The St Ives School refers to a group of artists living and working in the Cornish town of St Ives. [1] The term is often used to refer to the 20th century groups which sprung up after the First World War around such artists as Borlase Smart, however there was considerable artistic activity there from the late 19th Century onwards.
The town became a magnet for artists following the extension to west Cornwall of the Great Western Railway in 1877. Painter James McNeill Whistler and his pupils, Walter Sickert and Mortimer Mempes, arrived in 1884, and spent the winter in the town. [2] The Sloop Inn in St Ives, located on the wharf, was the favourite haunt of Victorian artists including Louis Grier. Many of his paintings hung there in earlier years. [3]
Albert Julius Olsson and Louis Grier opened the town's first art school in 1888, and were later joined by Algernon Talmage. [2] Talmage lived and worked in his studio (then called 'The Cabin', located on Westcotts Quay, St Ives). [4] John Noble Barlow settled in St Ives in 1892, although later, he had a studio in the Lamorna Valley, Cornwall.
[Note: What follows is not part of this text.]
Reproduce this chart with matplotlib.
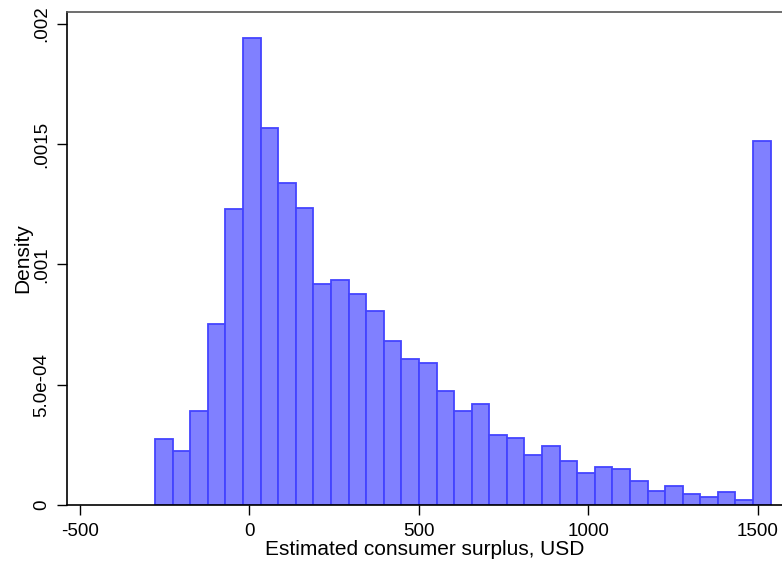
import numpy as np
import matplotlib.pyplot as plt

# histogram bins (USD) and bar densities
bin_start = -278.0
bin_width = 51.9
densities = [0.000274, 0.000225, 0.000391, 0.000754, 0.001231,
             0.001943, 0.001566, 0.001337, 0.001234, 0.000920,
             0.000936, 0.000878, 0.000808, 0.000682, 0.000607,
             0.000592, 0.000472, 0.000389, 0.000422, 0.000292,
             0.000277, 0.000209, 0.000244, 0.000181, 0.000131,
             0.000160, 0.000148, 0.000101, 0.000059, 0.000078,
             0.000044, 0.000032, 0.000053, 0.000019, 0.001512]

x_ticks = [-500, 0, 500, 1000, 1500]
y_ticks = [0, 0.0005, 0.001, 0.0015, 0.002]
y_tick_labels = ['0', '5.0e-04', '.001', '.0015', '.002']

plt.rcParams['font.family'] = ['Liberation Sans', 'DejaVu Sans']


def main():
    edges = bin_start + bin_width * np.arange(len(densities) + 1)

    fig = plt.figure(figsize=(7.82, 5.65), dpi=100)
    ax = fig.add_axes([0.0857, 0.1062, 0.9143, 0.8726])

    ax.bar(edges[:-1], densities, width=bin_width, align='edge',
           color='#8080ff', edgecolor='#4444ff', linewidth=1.3)

    ax.set_xlim(-538, 1572)
    ax.set_ylim(0, 0.00205)

    ax.set_xticks(x_ticks)
    ax.set_xticklabels([str(t) for t in x_ticks])
    ax.set_yticks(y_ticks)
    ax.set_yticklabels(y_tick_labels, rotation=90, va='center')

    ax.tick_params(direction='out', length=7, width=1, labelsize=13.5,
                   color='black')
    ax.tick_params(axis='x', pad=6)
    ax.tick_params(axis='y', pad=5)

    ax.set_xlabel('Estimated consumer surplus, USD', fontsize=15, labelpad=0)
    ax.set_ylabel('Density', fontsize=15, labelpad=1)

    for side in ['left', 'bottom']:
        ax.spines[side].set_color('black')
        ax.spines[side].set_linewidth(1.2)
    ax.spines['top'].set_color('#555555')
    ax.spines['top'].set_linewidth(1.2)
    ax.spines['right'].set_visible(False)

    fig.savefig('out.png', dpi=100)


if __name__ == '__main__':
    main()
Thomas Millie Dow moved with his family to St Ives in 1894, where Dow joined his friends and fellow painters Louis Grier and Lowell Dyer as members of the St Ives Art Club. [5]
American Impressionist painters Edward Emerson Simmons and Howard Russell Butler came to St Ives in 1886, and founded a studio at Porthmeor. [6] Butler stayed for two summers, [7] but Simmons and his wife, artist Vesta Simmons, lived and painted in the area until 1891. [8] Swedish artist Anders Zorn painted in St Ives, 1887–88, and his Fish Market, St Ives won a gold medal at the 1889 Paris Salon. [9] American painters Sydney Laurence and Alexandrina Dupre honeymooned in St Ives in Summer 1889, and their stay in the fishing village and art colony eventually extended for nearly fifteen years. [10] Canadian painter Emily Carr came to St Ives in 1899, and studied under Olsson and Talmage. [11] Australian painter Hayley Lever first came to St Ives in 1900, married a local woman, Aida Gale, in 1905, and painted there until their 1914 emigration to the United States, [12] while another Australian E. Phillips Fox met his wife-to-be, artist Ethel Carrick, there in 1903. [13] American painter Walter Elmer Schofield and his wife made St Ives their residence from 1903 to 1907, [14] lived in Perranporth after World War I, and retired to Breage in 1937. [15] Schofield recommended the area to fellow American painters George Oberteuffer, Frank Shill and Frederick Judd Waugh. [15]
In 1920 Bernard Leach and Shoji Hamada set up a pottery in St Ives, creating a further international art connection for the town.
In 1928 Ben Nicholson and Christopher Wood visited St Ives where they were impressed by the work of local artist Alfred Wallis. This started another strand in the development of the Cornish fishing port as an artists' colony.
The St Ives School of Painting was established in the historic Porthmeor studios at the centre of St Ives' artists' quarter in 1938 by Borlase Smart and Leonard Fuller. [16]
With the outbreak of the Second World War in 1939, Ben Nicholson and his then wife the sculptor Barbara Hepworth settled in St Ives, establishing an outpost for the abstract avant-garde movement in west Cornwall. They were soon joined by the prominent Russian Constructivist sculptor Naum Gabo.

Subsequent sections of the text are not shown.